The demo application is composed of two sections :
The initialization of I2C and PWM module, log UART, and additional pins. After successful driver init, executes a default configuration and configures Vibro Motor 4 Click board™.
void application_init ( void )
{
log_cfg_t log_cfg; /**< Logger config object. */
vibromotor4_cfg_t vibromotor4_cfg; /**< Click config object. */
/**
* Logger initialization.
* Default baud rate: 115200
* Default log level: LOG_LEVEL_DEBUG
* @note If USB_UART_RX and USB_UART_TX
* are defined as HAL_PIN_NC, you will
* need to define them manually for log to work.
* See @b LOG_MAP_USB_UART macro definition for detailed explanation.
*/
LOG_MAP_USB_UART( log_cfg );
log_init( &logger, &log_cfg );
log_info( &logger, " Application Init " );
// Click initialization.
vibromotor4_cfg_setup( &vibromotor4_cfg );
VIBROMOTOR4_MAP_MIKROBUS( vibromotor4_cfg, MIKROBUS_1 );
err_t init_flag = vibromotor4_init( &vibromotor4, &vibromotor4_cfg );
if ( I2C_MASTER_ERROR == init_flag )
{
log_error( &logger, " Application Init Error. " );
log_info( &logger, " Please, run program again... " );
for ( ; ; );
}
vibromotor4_enable( &vibromotor4, VIBROMOTOR4_PROPERTY_ENABLE );
Delay_ms( 100 );
vibromotor4_soft_rst( &vibromotor4 );
Delay_ms( 100 );
vibromotor4_default_cfg ( &vibromotor4 );
Delay_ms( 100 );
vibromotor4_set_duty_cycle( &vibromotor4, 0.0 );
Delay_ms( 100 );
vibromotor4_pwm_start( &vibromotor4 );
Delay_ms( 100 );
log_info( &logger, " Application Task " );
Delay_ms( 100 );
}
This is an example that shows the use of Vibro Motor 4 Click board™. Changing duty cycle results in different vibrations. Results are being sent to the Usart Terminal where you can track their changes.
void application_task ( void )
{
static int8_t duty_cnt = 0;
static int8_t duty_inc = 1;
float duty = duty_cnt / 10.0;
vibromotor4_set_duty_cycle ( &vibromotor4, duty );
log_printf( &logger, "> Duty: %d%%\r\n", ( uint16_t )( duty_cnt * 10 ) );
Delay_ms( 1000 );
if ( 5 == duty_cnt ) {
duty_inc = -1;
} else if ( 0 == duty_cnt ) {
duty_inc = 1;
}
duty_cnt += duty_inc;
}
The full application code, and ready to use projects can be installed directly from NECTO Studio Package Manager(recommended way), downloaded from our LibStock™ or found on Mikroe github account.

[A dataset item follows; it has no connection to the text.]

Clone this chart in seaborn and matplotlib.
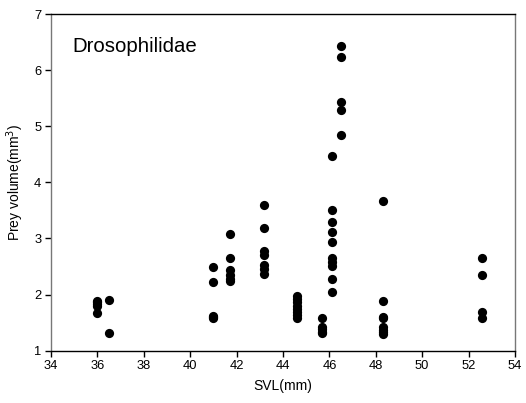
import matplotlib
matplotlib.use("Agg")
import matplotlib.pyplot as plt
import seaborn as sns
import pandas as pd

svl_36_0 = [1.89, 1.86, 1.83, 1.79, 1.67]
svl_36_5 = [1.91, 1.32]
svl_41_0 = [2.49, 2.22, 1.62, 1.60, 1.58]
svl_41_7 = [3.08, 2.66, 2.43, 2.34, 2.27, 2.25]
svl_43_2 = [3.60, 3.18, 2.77, 2.70, 2.52, 2.45, 2.36]
svl_44_6 = [1.97, 1.92, 1.86, 1.80, 1.74, 1.68, 1.63, 1.58]
svl_45_7 = [1.58, 1.42, 1.38, 1.34, 1.31]
svl_46_1 = [4.47, 3.50, 3.30, 3.11, 2.93, 2.66, 2.58, 2.50, 2.28, 2.04]
svl_46_5 = [6.43, 6.23, 5.44, 5.29, 4.84]
svl_48_3 = [3.67, 1.88, 1.60, 1.58, 1.42, 1.37, 1.33, 1.30]
svl_52_6 = [2.65, 2.35, 1.68, 1.58]

groups = {36.0: svl_36_0, 36.5: svl_36_5, 41.0: svl_41_0, 41.7: svl_41_7,
          43.2: svl_43_2, 44.6: svl_44_6, 45.7: svl_45_7, 46.1: svl_46_1,
          46.5: svl_46_5, 48.3: svl_48_3, 52.6: svl_52_6}
rows = [(k, v) for k, vals in groups.items() for v in vals]
df = pd.DataFrame(rows, columns=["SVL", "Prey"])

xticks = list(range(34, 55, 2))
yticks = list(range(1, 8))

sns.set_theme(style="white")
plt.rcParams['font.family'] = ['Liberation Sans', 'DejaVu Sans']
plt.rcParams['text.color'] = 'black'
plt.rcParams['axes.labelcolor'] = 'black'

fig = plt.figure(figsize=(5.26, 4.03), dpi=100)
ax = fig.add_axes([0.097, 0.13, 0.882, 0.835])
sns.scatterplot(data=df, x="SVL", y="Prey", ax=ax, color="black", s=44,
                edgecolor="black", linewidth=0)
ax.set_xlim(34, 54)
ax.set_ylim(1, 7)
ax.set_xticks(xticks)
ax.set_yticks(yticks)
ax.tick_params(axis="both", direction="out", length=4, width=1, labelsize=9.3,
               colors="black", bottom=True, left=True, pad=3)
for name, sp in ax.spines.items():
    sp.set_linewidth(1)
    sp.set_color("black" if name in ("top", "bottom") else "#777777")
ax.set_xlabel("SVL(mm)", fontsize=10, labelpad=5, color="black")
ax.set_ylabel("Prey volume(mm$^3$)", fontsize=10, labelpad=6, color="black")
ax.text(0.047, 0.905, "Drosophilidae", transform=ax.transAxes, fontsize=14.7,
        va="center", ha="left", color="black")
fig.savefig("out.png", dpi=100)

Other Mikroe Libraries used in the example:
- MikroSDK.Board
- MikroSDK.Log
- Click.VibroMotor4
Additional notes and informations
Depending on the development board you are using, you may need USB UART click, USB UART 2 Click or RS232 Click to connect to your PC, for development systems with no UART to USB interface available on the board. UART terminal is available in all MikroElektronika compilers.